Nitram: This film, directed by Justin Kurzel, tells the backstory of a character based on one of Australia's most notorious mass shooters. Nitram (based on the real-life Martin Bryant) is a mentally-handicapped young man prone to spams of violence, and was responsible for the Port Arthur Massacre in 1986. Caleb Landry Jones has had supporting actor roles in the likes of Get Out, Three Billboards Outside Ebbing, Mo., and Twin Peaks: The Return. Here, he steps into a lead role, and expertly embodies this man, without overacting. It’s a chilling, very uncomfortable portrayal. It doesn’t attempt to excuse his crimes, but rather explains his sad story. Anthony LaPaglia and Judy Davis play his parents, while Essie Davis (wife of the director) portrays a woman who befriends Nitram. Nitram is streaming on AMC+.

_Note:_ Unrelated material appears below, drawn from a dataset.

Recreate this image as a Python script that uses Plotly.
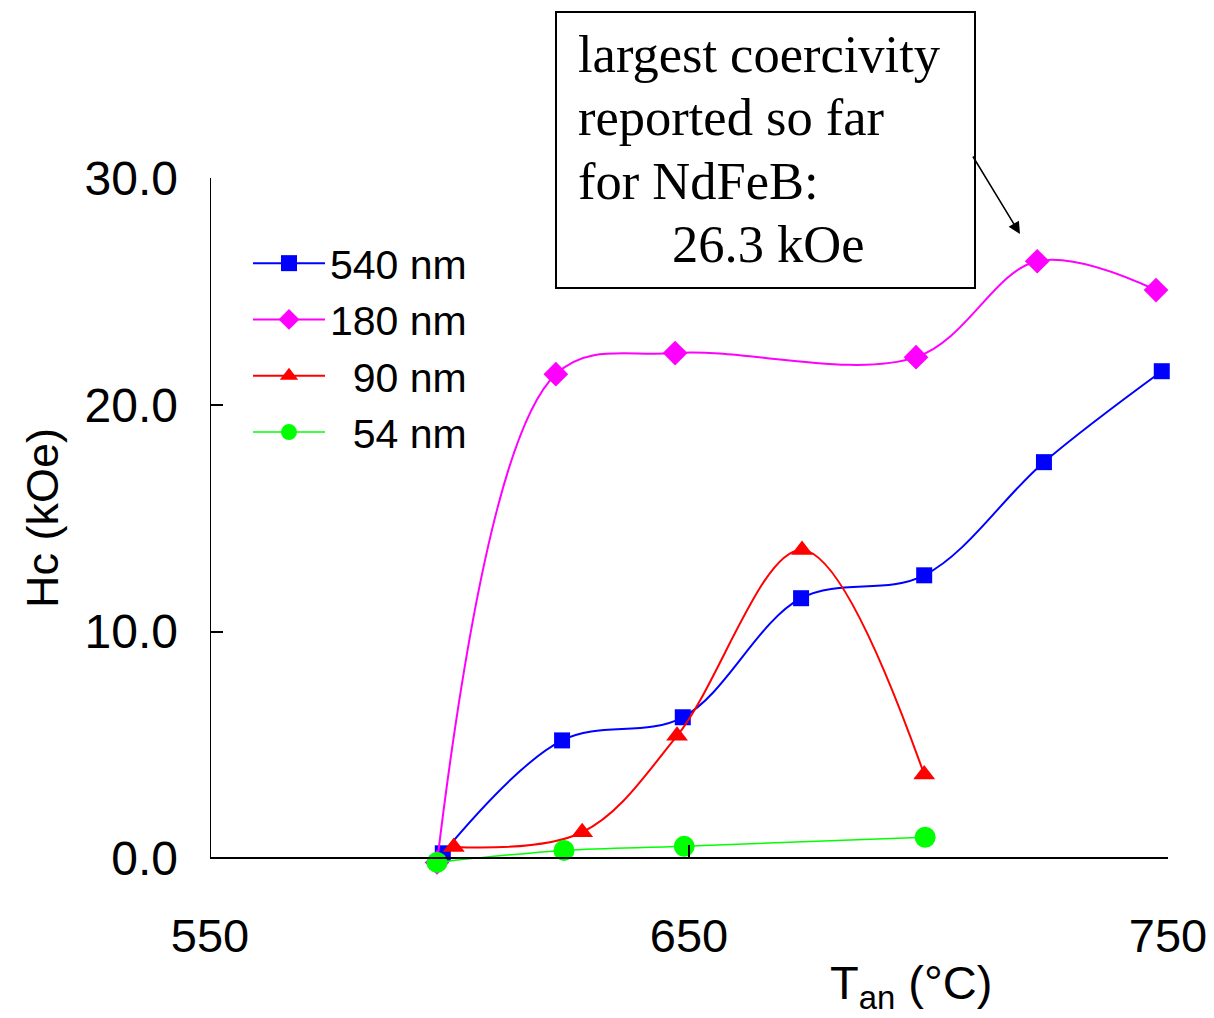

Playground: Laura Wandel's debut film is a heartbreaking story of schoolyard bullying which finds a new way to approach that topic. The film’s told, in more than one sense, at a child's level. The camera is kept low, and we're given an industry of the action as the kids would see it. We see a sister witnessing her brother being bullied, and eventually brought to a wrenching choice. Now available on VOD after brief run on Kanopy, Playground approaches bullying without the manipulation and smugness that Hollywood has brought to the subject before. The 2011 documentary Bully would’ve been a total failure even if hadn't been released by The Weinstein Company.